Kamer Kasım, vice chairman of the Ankara-based International Strategic Research Organization (USAK), asserted that a lack of harmony between the leading EU governments regarding EU’s internal problems will likely risk a unified stance against the regime violence in Syria. “Should the French parliamentary elections in June also be won by Socialists, the harmony between France and Germany when it comes to dealing with the economic crisis could be in great danger,” Kasım noted.
Claims have appeared that Hollande’s presidency will not bring a more active foreign policy to France in regards to Syria, because Sarkozy and his Foreign Minister Alain Juppé were already very staunch critics of the Assad regime, defending the policy of safe zones along the Syrian border for Assad-opponents to take shelter.
Yet, the president-elect’s recent remarks on the Syrian issue gave way to hopes among the Syrian opposition. While his presidential campaign was running last week, Hollande said he would support an UN-sanctioned military intervention in Syria. Assessing his statement, “Hollande and other socialist leaders have been very supportive. We can expect the next French government to be consistent,” Bassma Kodmani, spokesperson of the Syrian National Council (SNC), an umbrella organization for the Syrian opposition was quoted as saying by international media outlets on Monday.

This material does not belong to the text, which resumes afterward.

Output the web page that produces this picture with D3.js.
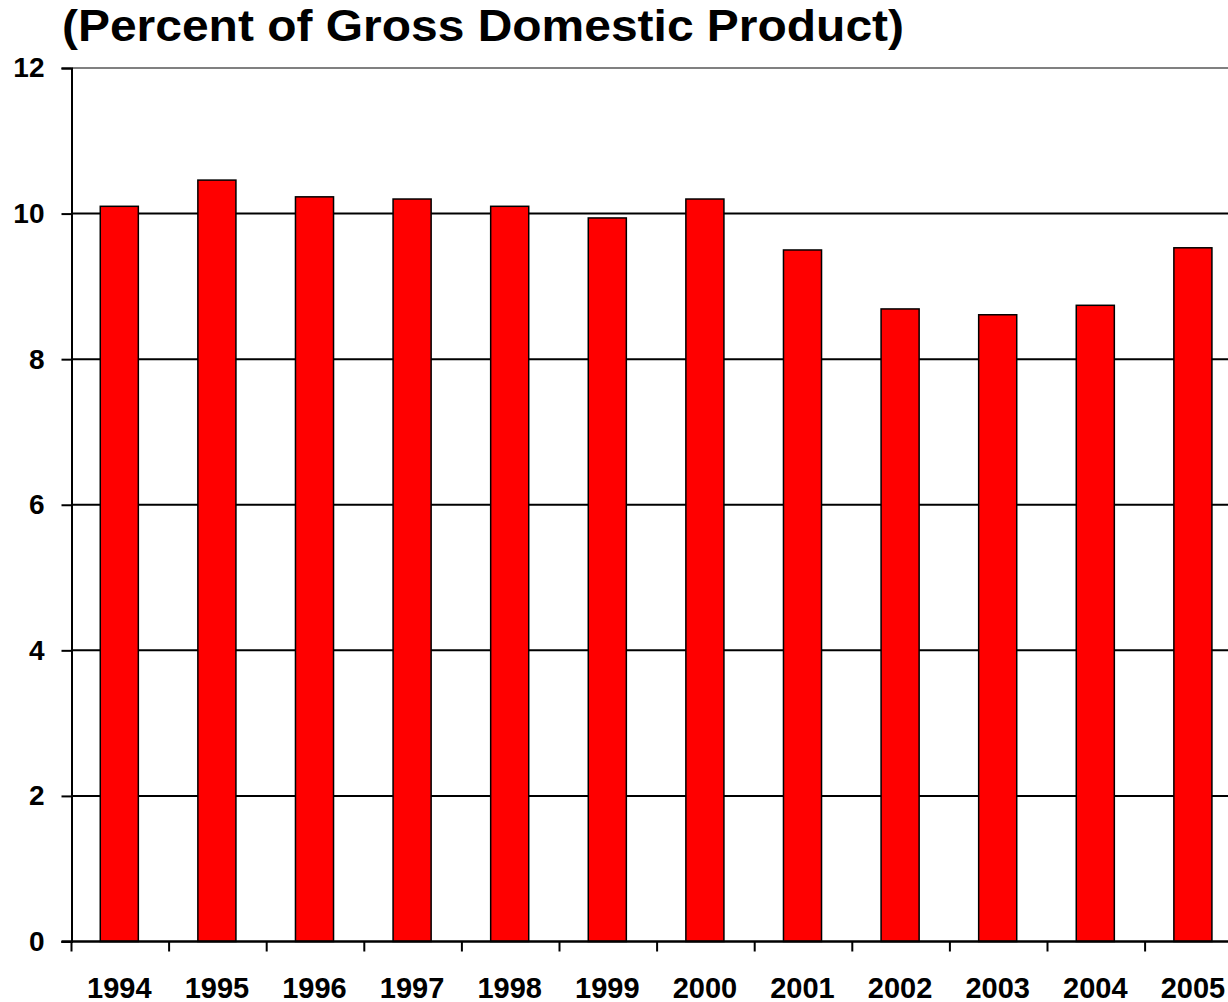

Ammar Abdulhamid, a Syrian human rights activist and a research fellow at the US-based Foundation for Defense of Democracies (FDD), was asked if more robust measures in regards to the Syrian question are likely to be rolled out by European governments after the election period, to which he said that it is what the Syrian people expect, especially from the French side. “Mr. Hollande’s previous statements on Syria were quite encouraging and we hope that he will push for a more proactive approach to dealing with Assad including support for the establishment of a safe haven and for targeted strikes against troops loyal to Assad,” stated Abdulhamid.
“It’s time to introduce a serious plan B,” he said. “Since the Annan plan has proved itself to be inefficient in halting the violence in Syria.”